Killing Mr. Griffin Metaphors and Similes

Killing Mr. Griffin Metaphors and Similes

Bad Mr. Griffin

Mr. Griffin is a teacher who is targeted for kidnapping and abuse. The original plan is to scare the heck out of him. And why? Well, metaphorical imagery clearly indicates he is nothing less than a malevolent demon:

"Mr. Griffin was always there, as reliable as the bell itself, stiff and straight in a navy blue suit, white shirt and tie, his dark hair slicked flat against his head, his mouth firm and uncompromising beneath the small, neatly trimmed mustache."

Mark Kinney

One of the students in the conspiracy is Mark Kinney. None of the conspirators are what you would normally term, well, someone you'd want to hang out with in real life. But Mark is even more so. But, hey, at least the does undergo some strange sort of transformation:

"Who is that person?

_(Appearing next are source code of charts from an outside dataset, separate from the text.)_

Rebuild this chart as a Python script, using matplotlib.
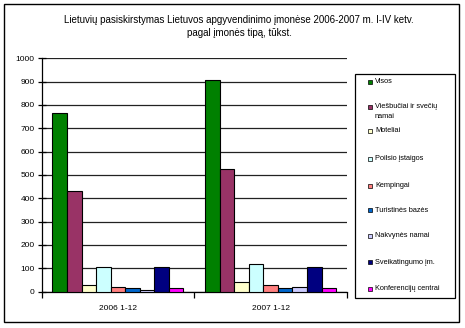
import matplotlib
matplotlib.use("Agg")
import matplotlib.pyplot as plt
from matplotlib.patches import Rectangle
import numpy as np

categories = ["2006 1-12", "2007 1-12"]
series_names = ["Visos", "Viešbučiai ir svečių\nnamai", "Moteliai", "Poilsio įstaigos",
                "Kempingai", "Turistinės bazės", "Nakvynės namai", "Sveikatingumo įm.",
                "Konferencijų centrai"]
values_2006 = [767, 432, 29, 106, 21, 13, 7, 103, 13]
values_2007 = [908, 525, 39, 119, 29, 13, 18, 106, 13]
colors = ["#008000", "#993366", "#FFFFCC", "#CCFFFF", "#FF8080", "#0066CC",
          "#CCCCFF", "#000080", "#FF00FF"]
yticks = list(range(0, 1001, 100))

W, H = 465, 328
fig = plt.figure(figsize=(W / 100, H / 100), dpi=100)
plt.rcParams['font.family'] = ['Liberation Sans', 'DejaVu Sans']

def fx(px):
    return px / W

def fy(py):
    return 1 - py / H

# outer frame
fig.patches.append(Rectangle((fx(4), fy(322)), fx(459) - fx(4), fy(4) - fy(322),
                             transform=fig.transFigure, fill=False, ec="black", lw=1.0))

# title
fig.text(fx(239), fy(20), "Lietuvių pasiskirstymas Lietuvos apgyvendinimo įmonėse 2006-2007 m. I-IV ketv.",
         ha="center", va="center", fontsize=7)
fig.text(fx(239), fy(33), "pagal įmonės tipą, tūkst.", ha="center", va="center", fontsize=7)

left, right, top, bottom = 41.5, 347, 58.3, 291.5
ax = fig.add_axes([fx(left), fy(bottom), fx(right) - fx(left), fy(top) - fy(bottom)])

n = len(series_names)
w = 1 / (n + 1.5)
x = np.arange(len(categories))
data = np.array([values_2006, values_2007])
for i in range(n):
    ax.bar(x + (i - (n - 1) / 2) * w, data[:, i], width=w, color=colors[i],
           edgecolor="black", linewidth=0.8, zorder=3)

ax.set_xlim(-0.5, 1.5)
ax.set_ylim(0, 1000)
ax.set_yticks(yticks)
ax.set_yticklabels([str(t) for t in yticks], fontsize=6)
ax.yaxis.grid(True, color="#222222", linewidth=0.9, zorder=0)
ax.set_axisbelow(True)
ax.tick_params(axis="y", direction="inout", length=6, width=0.9, pad=2)
ax.set_xticks([-0.5, 0.5, 1.5])
ax.set_xticklabels([])
ax.set_xticks(x, minor=True)
ax.set_xticklabels(categories, minor=True, fontsize=6)
ax.tick_params(axis="x", which="major", direction="out", length=4, width=0.9)
ax.tick_params(axis="x", which="minor", length=0, pad=10)
for s in ["top", "right"]:
    ax.spines[s].set_visible(False)
ax.spines["left"].set_linewidth(0.9)
ax.spines["bottom"].set_linewidth(0.9)

# legend box (drawn manually)
fig.patches.append(Rectangle((fx(355), fy(298)), fx(455) - fx(355), fy(74) - fy(298),
                             transform=fig.transFigure, fill=True, fc="white",
                             ec="black", lw=0.9))
legend_y = [81.7, 107, 131, 159, 186, 210, 235.7, 262, 289]
for name, col, ly in zip(series_names, colors, legend_y):
    fig.patches.append(Rectangle((fx(368), fy(ly + 2)), fx(4), 4 / H,
                                 transform=fig.transFigure, fc=col, ec="black", lw=0.5))
    if "\n" in name:
        fig.text(fx(375), fy(ly - 4), name, ha="left", va="top", fontsize=5.3, linespacing=1.6)
    else:
        fig.text(fx(375), fy(ly), name, ha="left", va="center", fontsize=5.3)

fig.savefig("out.png", dpi=100)
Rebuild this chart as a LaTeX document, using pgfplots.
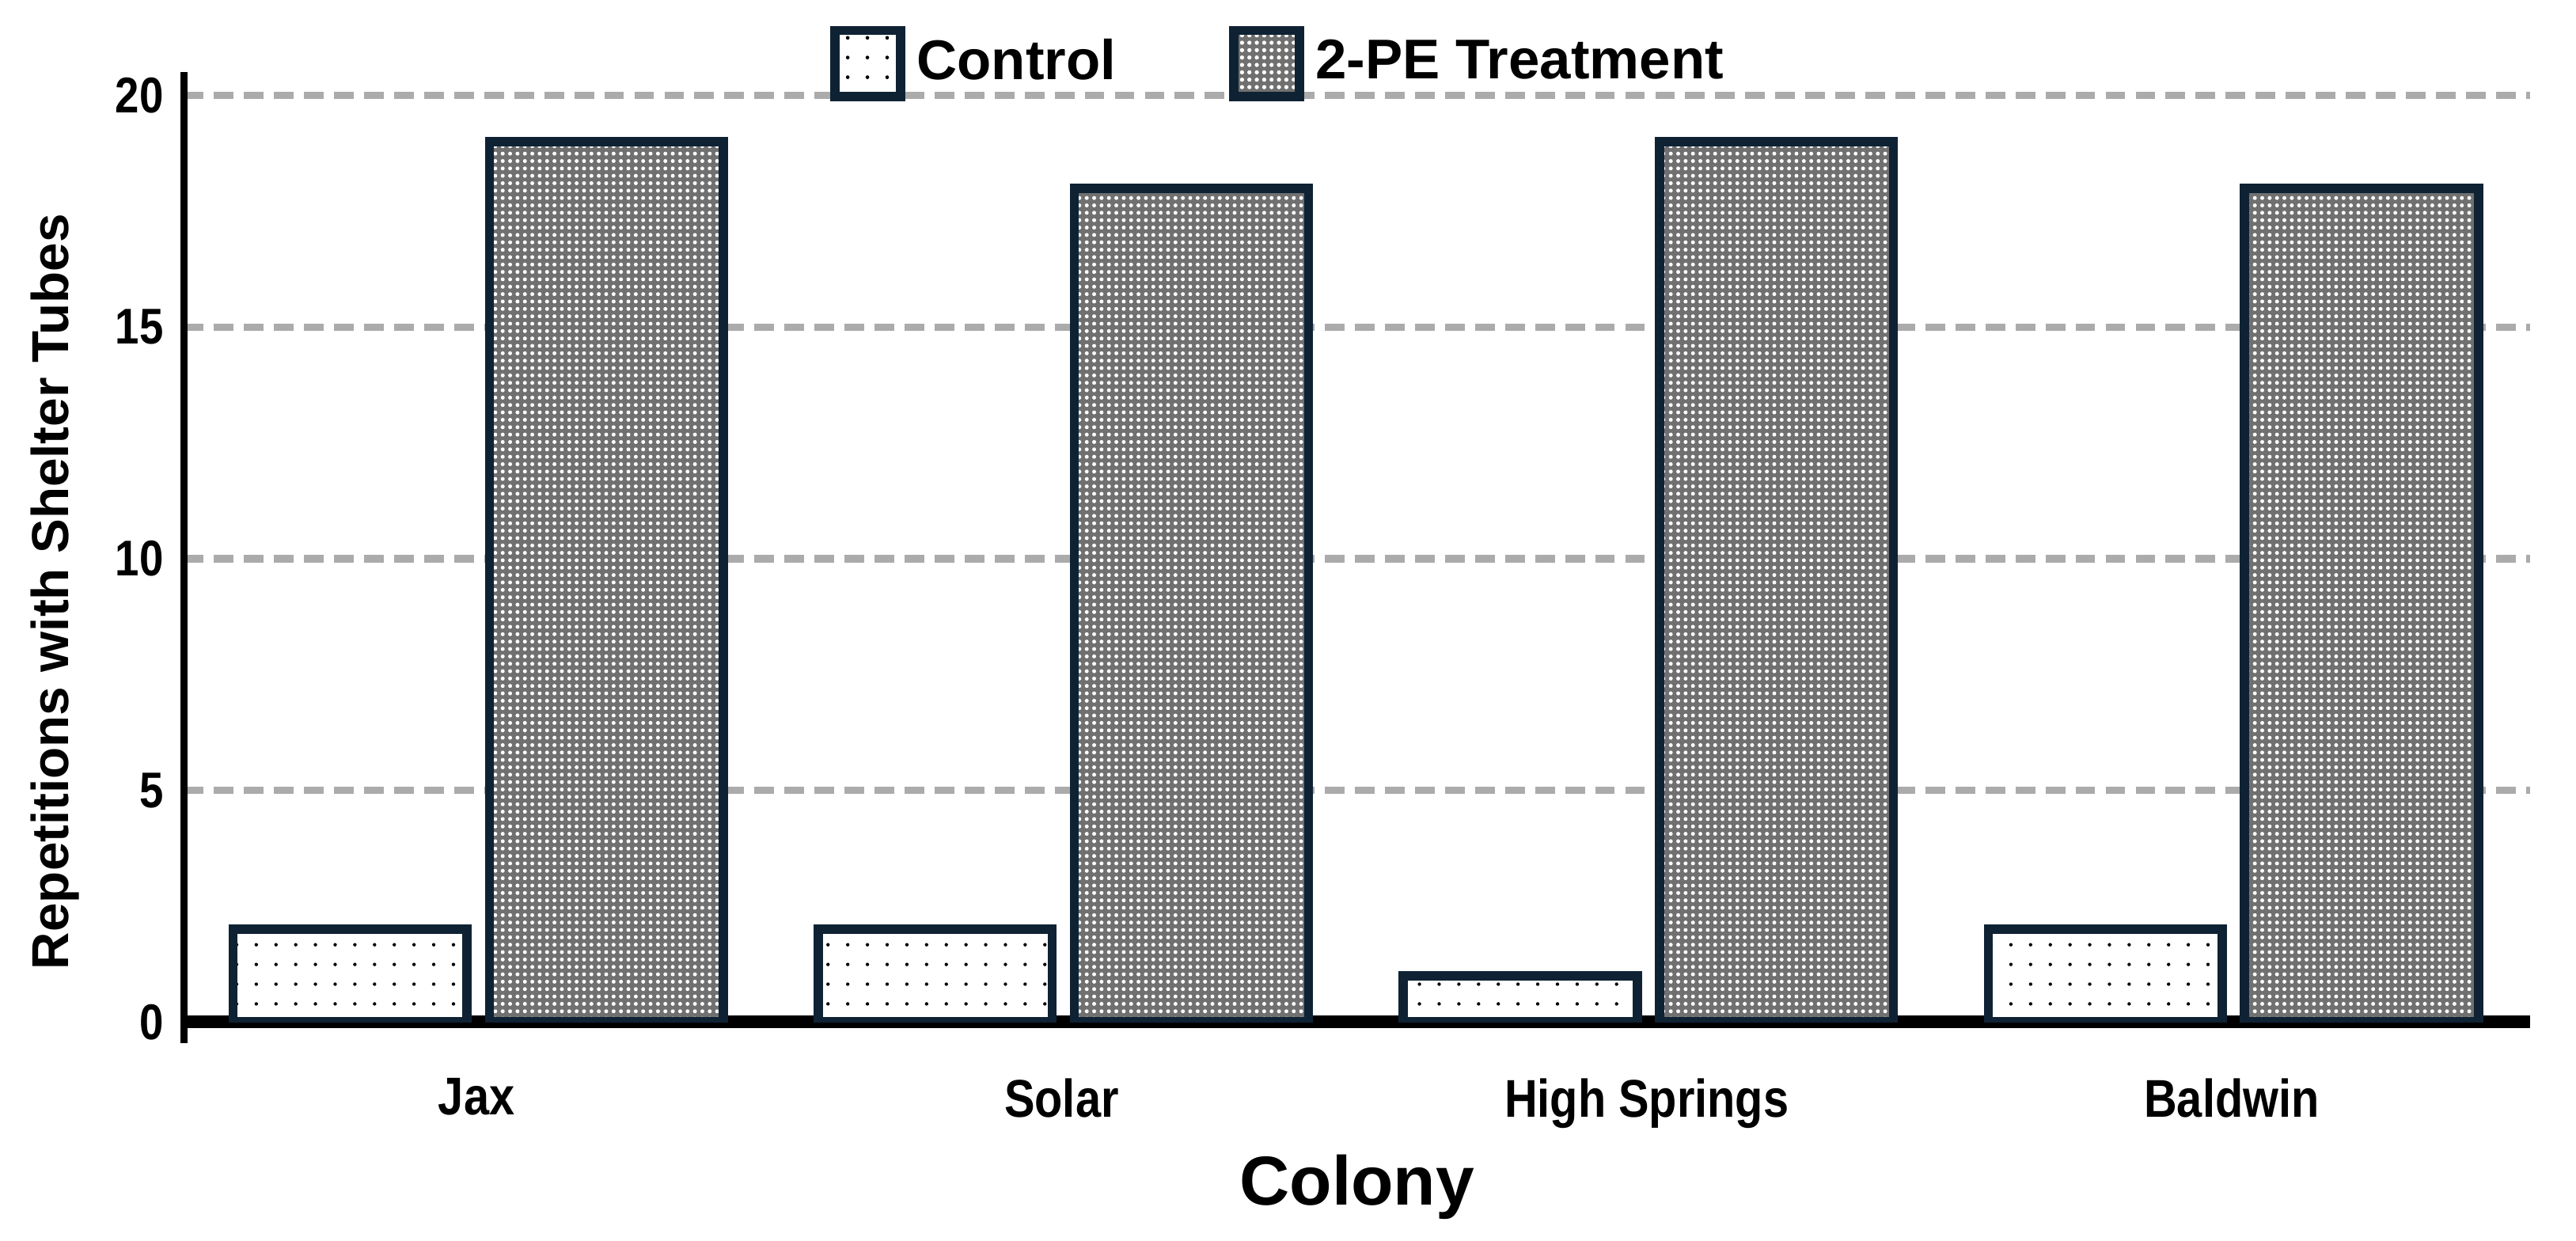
\documentclass[border=0pt]{standalone}
\usepackage{pgfplots}
\pgfplotsset{compat=1.18}
\usepackage{pgfplotstable}
\usepackage{fontspec}
\setmainfont{Liberation Sans}
\newfontfamily\narrow[FakeStretch=0.86]{Liberation Sans}
\usetikzlibrary{patterns,patterns.meta}
\definecolor{edge}{HTML}{0E2234}
\definecolor{gridc}{HTML}{ABABAB}
\definecolor{treatfill}{HTML}{707070}

\pgfplotstableread{
x control treat
0 2 19
1 2 18
2 1 19
3 2 18
}\data

\begin{document}
\begin{tikzpicture}
\begin{axis}[
  name=ax,
  scale only axis,
  width=14.28cm, height=5.78cm,
  xmin=-0.5, xmax=3.51, ymin=0, ymax=20.5,
  axis lines=left,
  axis line style={-, black, line width=1.3pt},
  x axis line style={line width=2.2pt},
  y axis line style={shorten <=-0.13cm},
  xtick={0,1,2,3},
  xticklabels={Jax,Solar,High Springs,Baldwin},
  ytick={0,5,10,15,20},
  major tick length=0pt,
  ymajorgrids,
  grid style={gridc, line width=1.3pt, dash pattern=on 3.4pt off 1.8pt},
  /pgf/number format/assume math mode=true,
  y tick label style={font=\narrow\bfseries\fontsize{8.7}{10}\selectfont},
  x tick label style={font=\narrow\bfseries\fontsize{9.2}{11}\selectfont, yshift=-0.22cm},
  xlabel={Colony},
  xlabel style={font=\bfseries\fontsize{12}{14}\selectfont, yshift=0.08cm},
  ylabel={Repetitions with Shelter Tubes},
  ylabel style={font=\bfseries\fontsize{9}{11}\selectfont, at={(ticklabel cs:0.453)}, yshift=-0.02cm},
  ybar, bar width=0.40,
  legend columns=2,
  legend style={at={(0.275,1.05)}, anchor=north west, draw=none, fill=none,
    inner sep=0pt, font=\bfseries\fontsize{9.7}{12}\selectfont,
    /tikz/every even column/.append style={column sep=0.62cm}},
]
\addplot[bar shift=-0.216, draw=edge, line width=1.6pt, fill=white,
  postaction={pattern={Dots[distance=1.2mm, radius=0.3pt]}, pattern color=black},
  legend image code/.code={\draw[draw=edge, line width=1.6pt, fill=white,
  postaction={pattern={Dots[distance=1.2mm, radius=0.3pt]}, pattern color=black}] (0cm,-0.2cm) rectangle (0.4cm,0.2cm);}]
  table[x=x, y=control] {\data};
\addlegendentry{Control}
\addplot[bar shift=0.222, draw=edge, line width=1.6pt, fill=treatfill,
  postaction={pattern={Dots[distance=0.45mm, radius=0.12mm]}, pattern color=white},
  legend image code/.code={\draw[draw=edge, line width=1.6pt, fill=treatfill,
  postaction={pattern={Dots[distance=0.45mm, radius=0.12mm]}, pattern color=white}] (0cm,-0.2cm) rectangle (0.4cm,0.2cm);}]
  table[x=x, y=treat] {\data};
\addlegendentry{2-PE Treatment}
\end{axis}
\pgfresetboundingbox
\path ([xshift=-1.12cm, yshift=-1.33cm]ax.south west) rectangle ([xshift=0.28cm, yshift=0.44cm]ax.north east);
\end{tikzpicture}
\end{document}
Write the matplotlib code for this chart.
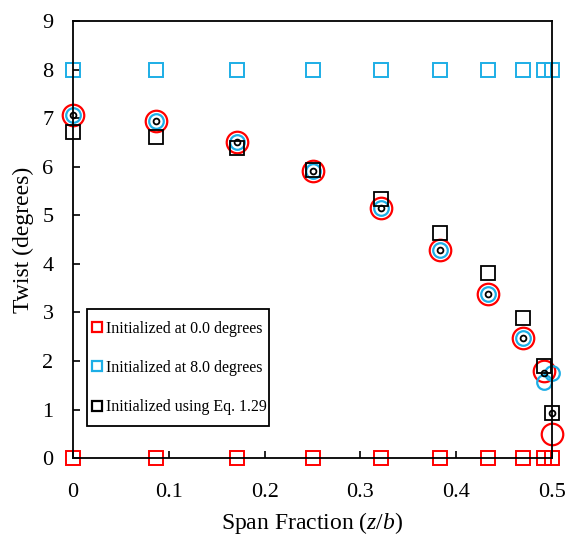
import matplotlib
matplotlib.use("Agg")
import matplotlib.pyplot as plt
from matplotlib.lines import Line2D
from matplotlib.patches import Rectangle

plt.rcParams['font.family'] = ['Liberation Serif', 'DejaVu Serif']
plt.rcParams['mathtext.fontset'] = 'custom'
plt.rcParams['mathtext.it'] = 'Liberation Serif:italic'
plt.rcParams['mathtext.rm'] = 'Liberation Serif'

# span stations (z/b)
span = [0.0, 0.087, 0.171, 0.250, 0.321, 0.383, 0.433, 0.470, 0.492, 0.500]

# initial guesses (squares)
init_zero = [0, 0, 0, 0, 0, 0, 0, 0, 0, 0]
init_eight = [8, 8, 8, 8, 8, 8, 8, 8, 8, 8]
init_eq = [6.73, 6.62, 6.40, 5.93, 5.35, 4.64, 3.82, 2.89, 1.90, 0.92]

# converged twist (circles)
conv_zero = [7.08, 6.94, 6.52, 5.92, 5.16, 4.29, 3.39, 2.48, 1.80, 0.49]
conv_eight = [7.08, 6.94, 6.52, 5.92, 5.16, 4.29, 3.39, 2.48, 1.56, 1.75]
conv_eq = [7.08, 6.94, 6.52, 5.92, 5.16, 4.29, 3.39, 2.48, 1.75, 0.92]

red = '#FF0000'
blue = '#1DAEE6'
black = '#000000'

fig = plt.figure(figsize=(5.69, 5.35), dpi=100)
ax = fig.add_axes([0.1283, 0.1439, 0.8419, 0.816])

ax.plot(span, conv_zero, 'o', ms=15.5, mfc='none', mec=red, mew=1.6, clip_on=False)
ax.plot(span, conv_eight, 'o', ms=10.5, mfc='none', mec=blue, mew=1.6, clip_on=False)
ax.plot(span, conv_eq, 'o', ms=4.2, mfc='none', mec=black, mew=1.3, clip_on=False)

ax.plot(span, init_zero, 's', ms=9.5, mfc='none', mec=red, mew=1.4, clip_on=False)
ax.plot(span, init_eight, 's', ms=9.5, mfc='none', mec=blue, mew=1.4, clip_on=False)
ax.plot(span, init_eq, 's', ms=9.5, mfc='none', mec=black, mew=1.3, clip_on=False)

ax.set_xlim(0, 0.5)
ax.set_ylim(0, 9)
ax.set_xticks([0, 0.1, 0.2, 0.3, 0.4, 0.5])
ax.set_xticklabels(['0', '0.1', '0.2', '0.3', '0.4', '0.5'])
ax.set_yticks(range(10))
ax.tick_params(direction='in', length=5, width=1.2, labelsize=16)
ax.tick_params(axis='x', pad=18)
ax.tick_params(axis='y', pad=14)
for s in ax.spines.values():
    s.set_linewidth(1.3)

ax.set_xlabel('Span Fraction ($z/b$)', fontsize=17, labelpad=6)
ax.set_ylabel('Twist (degrees)', fontsize=17, labelpad=6)

handles = [
    Line2D([], [], ls='none', marker='s', ms=6.5, mfc='none', mec=red, mew=1.6),
    Line2D([], [], ls='none', marker='s', ms=6.5, mfc='none', mec=blue, mew=1.6),
    Line2D([], [], ls='none', marker='s', ms=6.5, mfc='none', mec=black, mew=1.6),
]
labels = ['Initialized at 0.0 degrees', 'Initialized at 8.0 degrees',
          'Initialized using Eq. 1.29']
leg = ax.legend(handles, labels, loc='center left', bbox_to_anchor=(0.040, 0.206),
                fontsize=11.5, frameon=False,
                handlelength=0.6, handletextpad=0.25, labelspacing=1.45,
                borderpad=0, borderaxespad=0)
# legend frame drawn separately (tighter at the sides than top/bottom)
ax.add_patch(Rectangle((0.029, 0.073), 0.380, 0.268, transform=ax.transAxes,
                       fill=False, ec='black', lw=1.3, zorder=5))

fig.savefig('out.png', dpi=100)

David asked himself as he watched the boy come striding toward him across the clearing. I have never seen that person before. It was as though the life that had left Mr. Griffin had spilled over into Mark Kinney, and he was filled suddenly with an uncontainable double portion."

Susan Justifies

Three guys and a girl. Susan is the female member of the conspiracy. And she has her own way of justifying the horror of the plan:

"She could accept it when she thought of it that way, as a story, the people in it characters created by an author."

Mark's Philosophy

Mark takes a more complicated philosophical approach to pulling off the plan. Well, perhaps complicated isn't exactly the right word. In fact, Mark is on roughly the same intellectual level as Susan, but he's got philosophy going for him. Sort of, anyway:

"The best things in life are simple. Simple things work. They don't get screwed up. It's the complicated things that get twisted around on you."

Susan Can't Justify

Susan's ability to justify things through perceptual manipulation seems to have an expiration date. As times goes on, it becomes more difficult for her to rationalize reality away. Things quickly slip loose from her grip and her imagery book transforms into other media:

"Susan had thought, this can't be real. It's a cartoon—a dream—a nightmare. That's it—it's a nightmare."